What you have to do: All of the data should be output character for character, except the pictures.

Material provided:
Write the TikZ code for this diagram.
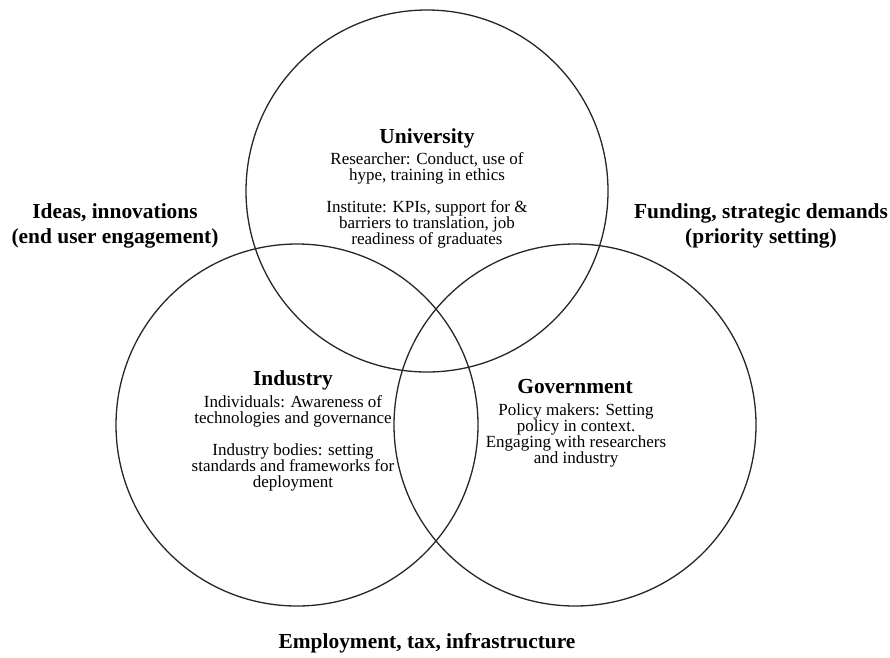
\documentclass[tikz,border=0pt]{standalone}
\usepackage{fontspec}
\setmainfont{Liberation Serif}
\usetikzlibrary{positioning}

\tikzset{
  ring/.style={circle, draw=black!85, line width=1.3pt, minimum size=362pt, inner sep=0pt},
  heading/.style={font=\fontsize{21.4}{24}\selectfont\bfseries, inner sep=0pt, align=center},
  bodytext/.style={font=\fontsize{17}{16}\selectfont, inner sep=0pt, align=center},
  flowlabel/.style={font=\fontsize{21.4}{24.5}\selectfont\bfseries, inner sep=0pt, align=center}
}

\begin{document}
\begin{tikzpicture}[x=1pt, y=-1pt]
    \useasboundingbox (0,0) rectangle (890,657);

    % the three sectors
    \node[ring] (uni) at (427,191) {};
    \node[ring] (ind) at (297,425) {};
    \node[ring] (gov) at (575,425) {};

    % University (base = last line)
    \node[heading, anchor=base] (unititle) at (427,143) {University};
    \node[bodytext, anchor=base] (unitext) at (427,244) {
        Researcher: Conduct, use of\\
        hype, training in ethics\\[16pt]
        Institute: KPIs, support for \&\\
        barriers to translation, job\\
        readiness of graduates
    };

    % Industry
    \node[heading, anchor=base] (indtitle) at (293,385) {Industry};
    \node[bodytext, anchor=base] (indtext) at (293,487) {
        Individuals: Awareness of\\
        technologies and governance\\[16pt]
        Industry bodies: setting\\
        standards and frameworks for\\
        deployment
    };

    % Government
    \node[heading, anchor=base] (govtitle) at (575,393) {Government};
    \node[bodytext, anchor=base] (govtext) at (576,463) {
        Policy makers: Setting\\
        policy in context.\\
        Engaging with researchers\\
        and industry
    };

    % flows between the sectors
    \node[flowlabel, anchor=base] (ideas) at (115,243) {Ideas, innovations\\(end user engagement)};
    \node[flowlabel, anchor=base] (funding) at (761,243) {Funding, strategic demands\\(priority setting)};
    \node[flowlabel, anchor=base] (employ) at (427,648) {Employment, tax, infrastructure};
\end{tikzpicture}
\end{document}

Response to the exercise:
Write the TikZ code for this diagram.
\documentclass[tikz,border=0pt]{standalone}
\usepackage{fontspec}
\setmainfont{Liberation Serif}
\usetikzlibrary{positioning}

\tikzset{
  ring/.style={circle, draw=black!85, line width=1.3pt, minimum size=362pt, inner sep=0pt},
  heading/.style={font=\fontsize{21.4}{24}\selectfont\bfseries, inner sep=0pt, align=center},
  bodytext/.style={font=\fontsize{17}{16}\selectfont, inner sep=0pt, align=center},
  flowlabel/.style={font=\fontsize{21.4}{24.5}\selectfont\bfseries, inner sep=0pt, align=center}
}

\begin{document}
\begin{tikzpicture}[x=1pt, y=-1pt]
    \useasboundingbox (0,0) rectangle (890,657);

    % the three sectors
    \node[ring] (uni) at (427,191) {};
    \node[ring] (ind) at (297,425) {};
    \node[ring] (gov) at (575,425) {};

    % University (base = last line)
    \node[heading, anchor=base] (unititle) at (427,143) {University};
    \node[bodytext, anchor=base] (unitext) at (427,244) {
        Researcher: Conduct, use of\\
        hype, training in ethics\\[16pt]
        Institute: KPIs, support for \&\\
        barriers to translation, job\\
        readiness of graduates
    };

    % Industry
    \node[heading, anchor=base] (indtitle) at (293,385) {Industry};
    \node[bodytext, anchor=base] (indtext) at (293,487) {
        Individuals: Awareness of\\
        technologies and governance\\[16pt]
        Industry bodies: setting\\
        standards and frameworks for\\
        deployment
    };

    % Government
    \node[heading, anchor=base] (govtitle) at (575,393) {Government};
    \node[bodytext, anchor=base] (govtext) at (576,463) {
        Policy makers: Setting\\
        policy in context.\\
        Engaging with researchers\\
        and industry
    };

    % flows between the sectors
    \node[flowlabel, anchor=base] (ideas) at (115,243) {Ideas, innovations\\(end user engagement)};
    \node[flowlabel, anchor=base] (funding) at (761,243) {Funding, strategic demands\\(priority setting)};
    \node[flowlabel, anchor=base] (employ) at (427,648) {Employment, tax, infrastructure};
\end{tikzpicture}
\end{document}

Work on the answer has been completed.